# Start of Data shown
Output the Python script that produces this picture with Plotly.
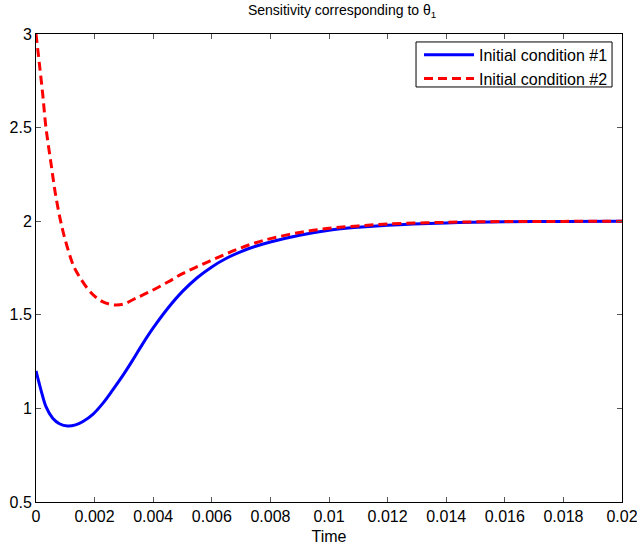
import plotly.graph_objects as go

# Initial condition #1 (blue solid)
t1 = [0.0, 0.00017, 0.00034, 0.00057, 0.00080, 0.00108, 0.00135, 0.00159, 0.00195, 0.00228,
      0.00262, 0.00296, 0.00330, 0.00364, 0.0040, 0.0045, 0.0050, 0.0055, 0.0060, 0.0065,
      0.0070, 0.0075, 0.0080, 0.0090, 0.0100, 0.0110, 0.0120, 0.0140, 0.0160, 0.0180, 0.0200]
v1 = [1.200, 1.098, 1.009, 0.947, 0.918, 0.906, 0.912, 0.929, 0.970, 1.027,
      1.099, 1.175, 1.258, 1.345, 1.430, 1.535, 1.625, 1.698, 1.756, 1.802,
      1.838, 1.866, 1.889, 1.925, 1.952, 1.968, 1.979, 1.991, 1.997, 1.999, 2.000]

# Initial condition #2 (red dashed)
t2 = [0.0, 0.000114, 0.000228, 0.00034, 0.000512, 0.00068, 0.00091, 0.00119, 0.00133, 0.00148,
      0.00176, 0.00200, 0.00225, 0.00250, 0.00275, 0.0030, 0.0034, 0.0039, 0.0045, 0.0050,
      0.0055, 0.0060, 0.0065, 0.0070, 0.0075, 0.0080, 0.0090, 0.0100, 0.0110, 0.0120,
      0.0140, 0.0160, 0.0180, 0.0200]
v2 = [3.000, 2.843, 2.680, 2.500, 2.309, 2.131, 1.953, 1.800, 1.745, 1.704,
      1.640, 1.600, 1.572, 1.557, 1.552, 1.558, 1.588, 1.625, 1.675, 1.720,
      1.757, 1.792, 1.826, 1.858, 1.885, 1.907, 1.940, 1.962, 1.975, 1.985,
      1.994, 1.998, 1.999, 2.000]

x_ticks = [0, 0.002, 0.004, 0.006, 0.008, 0.01, 0.012, 0.014, 0.016, 0.018, 0.02]
x_labels = ["0", "0.002", "0.004", "0.006", "0.008", "0.01", "0.012", "0.014", "0.016", "0.018", "0.02"]
y_ticks = [0.5, 1, 1.5, 2, 2.5, 3]
y_labels = ["0.5", "1", "1.5", "2", "2.5", "3"]

FONT = "Liberation Sans, Arial, Helvetica, sans-serif"

fig = go.Figure()
fig.add_trace(go.Scatter(x=t1, y=v1, mode="lines", name="Initial condition #1",
                         line=dict(color="#0000ff", width=3, shape="spline", smoothing=1.0)))
fig.add_trace(go.Scatter(x=t2, y=v2, mode="lines", name="Initial condition #2",
                         line=dict(color="#ff0000", width=3, dash="9px,5px", shape="spline", smoothing=1.0)))

axis_common = dict(showline=True, linecolor="black", linewidth=1, mirror="ticks",
                   ticks="inside", ticklen=5, tickcolor="#555", tickwidth=1,
                   showgrid=False, zeroline=False, automargin=False,
                   ticklabeloverflow="allow",
                   tickfont=dict(family=FONT, size=16, color="black"))

# legend frame (MATLAB-style box)
fig.add_shape(type="rect", xref="paper", yref="paper",
              x0=0.6485, x1=0.983, y0=0.8868, y1=0.983,
              line=dict(color="black", width=1), fillcolor="white", layer="below")

fig.update_layout(
    width=637, height=546,
    margin=dict(l=36, r=15, t=34, b=44),
    paper_bgcolor="white", plot_bgcolor="white",
    font=dict(family=FONT, size=16, color="black"),
    title=dict(text="Sensitivity corresponding to θ<sub>1</sub>", x=0.537, xanchor="center",
               y=0.99, yanchor="top", font=dict(family=FONT, size=14, color="black")),
    xaxis=dict(range=[0, 0.02], tickvals=x_ticks, ticktext=x_labels,
               title=dict(text="Time", font=dict(family=FONT, size=16), standoff=6),
               **axis_common),
    yaxis=dict(range=[0.5, 3], tickvals=y_ticks, ticktext=y_labels, **axis_common),
    legend=dict(x=0.6536, y=0.992, xanchor="left", yanchor="top",
                bgcolor="rgba(0,0,0,0)", borderwidth=0,
                font=dict(family=FONT, size=16, color="black"),
                itemwidth=50, tracegroupgap=0),
    showlegend=True,
)

fig.write_html("out.html")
# End of Data shown
Please extract exactly the lines of the data, from the first through the line containing "1.997, 1.999, 2.000]", and add no pictures to the copy.

#### Finished answer
Output the Python script that produces this picture with Plotly.
import plotly.graph_objects as go

# Initial condition #1 (blue solid)
t1 = [0.0, 0.00017, 0.00034, 0.00057, 0.00080, 0.00108, 0.00135, 0.00159, 0.00195, 0.00228,
      0.00262, 0.00296, 0.00330, 0.00364, 0.0040, 0.0045, 0.0050, 0.0055, 0.0060, 0.0065,
      0.0070, 0.0075, 0.0080, 0.0090, 0.0100, 0.0110, 0.0120, 0.0140, 0.0160, 0.0180, 0.0200]
v1 = [1.200, 1.098, 1.009, 0.947, 0.918, 0.906, 0.912, 0.929, 0.970, 1.027,
      1.099, 1.175, 1.258, 1.345, 1.430, 1.535, 1.625, 1.698, 1.756, 1.802,
      1.838, 1.866, 1.889, 1.925, 1.952, 1.968, 1.979, 1.991, 1.997, 1.999, 2.000]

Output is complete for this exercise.